David Huerta
Mi padre mandó a aquel jovencito, casi adolescente, llamado José Emilio Pacheco, a que me comprara un dulce. Fuimos: él me llevaba de la mano y caminamos en silencio –así debió ser: en silencio, pues ¿qué podíamos decirnos en esa situación?–, compró una paleta Mimí y me la dio. Eso fue todo. Yo tenía menos de 10 años y él todavía no cumplía los 20. Fue un dechado de gentileza y de paciencia. Siempre ha sido José Emilio paciente y gentil conmigo, o casi; cuando se trata de faenas intelectuales, ha sido más bien de un rigor ejemplar.
Un día auspicioso me encargó una antología de cuentos románticos mexicanos para la colección universitaria Biblioteca del Estudiante, que él dirigía: se la entregué, y en una memorable sesión telefónica –memorable para mí, digo– me señaló, implacable, mis errores, y rehice el trabajo de punta a cabo; la antología salió decorosa, y sigue viva: el mérito es de JEP, y las fallas no detectadas por él siguen, ay, siendo mías.

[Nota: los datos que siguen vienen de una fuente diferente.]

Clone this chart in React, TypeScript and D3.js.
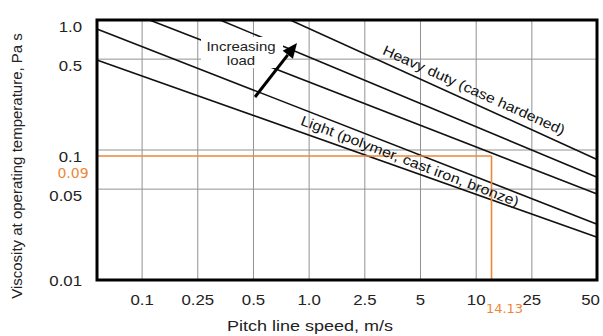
import React from 'react';
import * as d3 from 'd3';

// axis ticks
const speedTicks = [0.1, 0.25, 0.5, 1, 2.5, 5, 10, 25, 50];
const speedLabels = ['0.1', '0.25', '0.5', '1.0', '2.5', '5', '10', '25', '50'];
const viscTicks = [1, 0.5, 0.1, 0.05, 0.01];
const viscLabels = ['1.0', '0.5', '0.1', '0.05', '0.01'];
const viscGrid = [0.5, 0.1, 0.05];

// load lines, top (heavy duty) to bottom (light)
const lineStartSpeed = [0.83, 0.35, 0.12, 0.06, 0.06];
const lineStartVisc = [1.0, 1.0, 1.0, 0.85, 0.49];
const lineEndSpeed = [54, 54, 54, 54, 54];
const lineEndVisc = [0.085, 0.062, 0.046, 0.027, 0.0214];

// operating point
const opSpeed = 14.13;
const opVisc = 0.09;

const W = 603;
const H = 336;
const left = 97, right = 597, top = 20, bottom = 280;
const orange = '#ef8636';
const font = '"Liberation Sans", Arial, sans-serif';

// x axis is evenly spaced between ticks, linear inside each step
const speedIndex = d3.scaleLinear()
  .domain([0.05, ...speedTicks])
  .range(d3.range(-1, speedTicks.length));
const idxToPx = d3.scaleLinear().domain([-0.81, 8.17]).range([left, right]);
const x = (v: number) => idxToPx(speedIndex(v));
const y = d3.scaleLog().domain([0.01, 1]).range([bottom, top]);

const Wide = ({ x, y, size = 14, anchor = 'middle', fill = '#222', children }: any) => (
  <g transform={`translate(${x},${y}) scale(1.2,1)`}>
    <text textAnchor={anchor} dy="0.35em" fontSize={size} fill={fill} fontFamily={font}>
      {children}
    </text>
  </g>
);

const App = () => {
  const line = d3.line<[number, number]>().x((d) => x(d[0])).y((d) => y(d[1]));

  // arrow for "Increasing load"
  const a0: [number, number] = [255, 97];
  const a1: [number, number] = [297, 43];
  const dx = a1[0] - a0[0], dy = a1[1] - a0[1];
  const len = Math.hypot(dx, dy);
  const ux = dx / len, uy = dy / len;
  const bx = a1[0] - 15 * ux, by = a1[1] - 15 * uy;
  const head = [
    [a1[0], a1[1]],
    [bx + 6.5 * -uy, by + 6.5 * ux],
    [bx - 6.5 * -uy, by - 6.5 * ux],
  ].map((p) => p.join(',')).join(' ');

  return (
    <svg width={W} height={H} style={{ position: 'absolute', left: 0, top: 0, background: '#fff' }}>
      <defs>
        <clipPath id="plot">
          <rect x={left} y={top} width={right - left} height={bottom - top} />
        </clipPath>
      </defs>

      {/* grid */}
      <g stroke="#929292" strokeWidth={1}>
        {speedTicks.slice(0, -1).map((s) => (
          <line key={s} x1={x(s)} x2={x(s)} y1={top} y2={bottom} />
        ))}
        {viscGrid.map((v) => (
          <line key={v} x1={left} x2={right} y1={y(v)} y2={y(v)} />
        ))}
      </g>

      {/* load lines */}
      <g clipPath="url(#plot)" fill="none" stroke="#111" strokeWidth={1.6}>
        {lineStartSpeed.map((s, i) => (
          <path
            key={i}
            d={line([[s, lineStartVisc[i]], [lineEndSpeed[i], lineEndVisc[i]]]) || ''}
          />
        ))}
      </g>

      {/* operating point */}
      <g stroke={orange} strokeWidth={1.6} fill="none">
        <line x1={left} x2={x(opSpeed)} y1={y(opVisc)} y2={y(opVisc)} />
        <line x1={x(opSpeed)} x2={x(opSpeed)} y1={y(opVisc)} y2={bottom} />
      </g>

      {/* frame */}
      <rect x={left} y={top} width={right - left} height={bottom - top} fill="none" stroke="#000" strokeWidth={3} />

      {/* Increasing load */}
      <rect x={201} y={37} width={82} height={31} fill="#fff" />
      <Wide x={241} y={47} size={12.5}>Increasing</Wide>
      <Wide x={241} y={61} size={12.5}>load</Wide>
      <line x1={a0[0]} y1={a0[1]} x2={bx} y2={by} stroke="#000" strokeWidth={3} />
      <polygon points={head} fill="#000" />

      {/* line labels */}
      <text
        transform="translate(474,90) rotate(24.3)"
        textAnchor="middle"
        dy="0.35em"
        fontSize={14}
        fontFamily={font}
        fill="#111"
        textLength={198}
        lengthAdjust="spacingAndGlyphs"
      >
        Heavy duty (case hardened)
      </text>
      <text
        transform="translate(410,161) rotate(20.8)"
        textAnchor="middle"
        dy="0.35em"
        fontSize={14}
        fontFamily={font}
        fill="#111"
        textLength={232}
        lengthAdjust="spacingAndGlyphs"
      >
        Light (polymer, cast iron, bronze)
      </text>

      {/* x ticks */}
      {speedTicks.map((s, i) => (
        <Wide key={s} x={Math.min(x(s), 590) + (i === speedTicks.length - 1 ? 3 : 0)} y={300}>
          {speedLabels[i]}
        </Wide>
      ))}
      {/* y ticks */}
      {viscTicks.map((v, i) => (
        <Wide key={v} x={82} y={Math.min(y(v) + 7, bottom + 1)} anchor="end">
          {viscLabels[i]}
        </Wide>
      ))}

      {/* orange labels */}
      <text x={73} y={y(opVisc) + 17} textAnchor="middle" dy="0.35em" fontSize={14}
        fontFamily='"DejaVu Sans", sans-serif' fill={orange}>0.09</text>
      <text x={x(opSpeed) + 13} y={308} textAnchor="middle" dy="0.35em" fontSize={13}
        fontFamily='"DejaVu Sans", sans-serif' fill={orange}>14.13</text>

      {/* titles */}
      <Wide x={310} y={326} size={15}>Pitch line speed, m/s</Wide>
      <text transform="translate(17,166) rotate(-90)" textAnchor="middle" dy="0.35em"
        fontSize={15} fontFamily={font} fill="#222">
        Viscosity at operating temperature, Pa s
      </text>
    </svg>
  );
};

export default App;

José Emilio suele recordar ese primer encuentro nuestro ante desconocidos, que sonríen, siempre un poco desconcertados: ¿qué les parecerá tan gracioso a estos dos bichos, JEP y yo, de ese encuentro? La verdad, nada especial; todo, en el horizonte de más de 50 años que nos separan de esa pequeña historia. Mi padre llamaba a JEP “mi joven maestro” y hasta lo hizo figurar en ese papel de sabio y buen traductor en un poema un poco estridente titulado Barbas para desatar la lujuria.
Admiro a José Emilio y tengo mil cosas que agradecerle, en el plano personal y en el libresco. Que cumpla 70 años es un fiesta. ¡Felicidades, maestro José Emilio!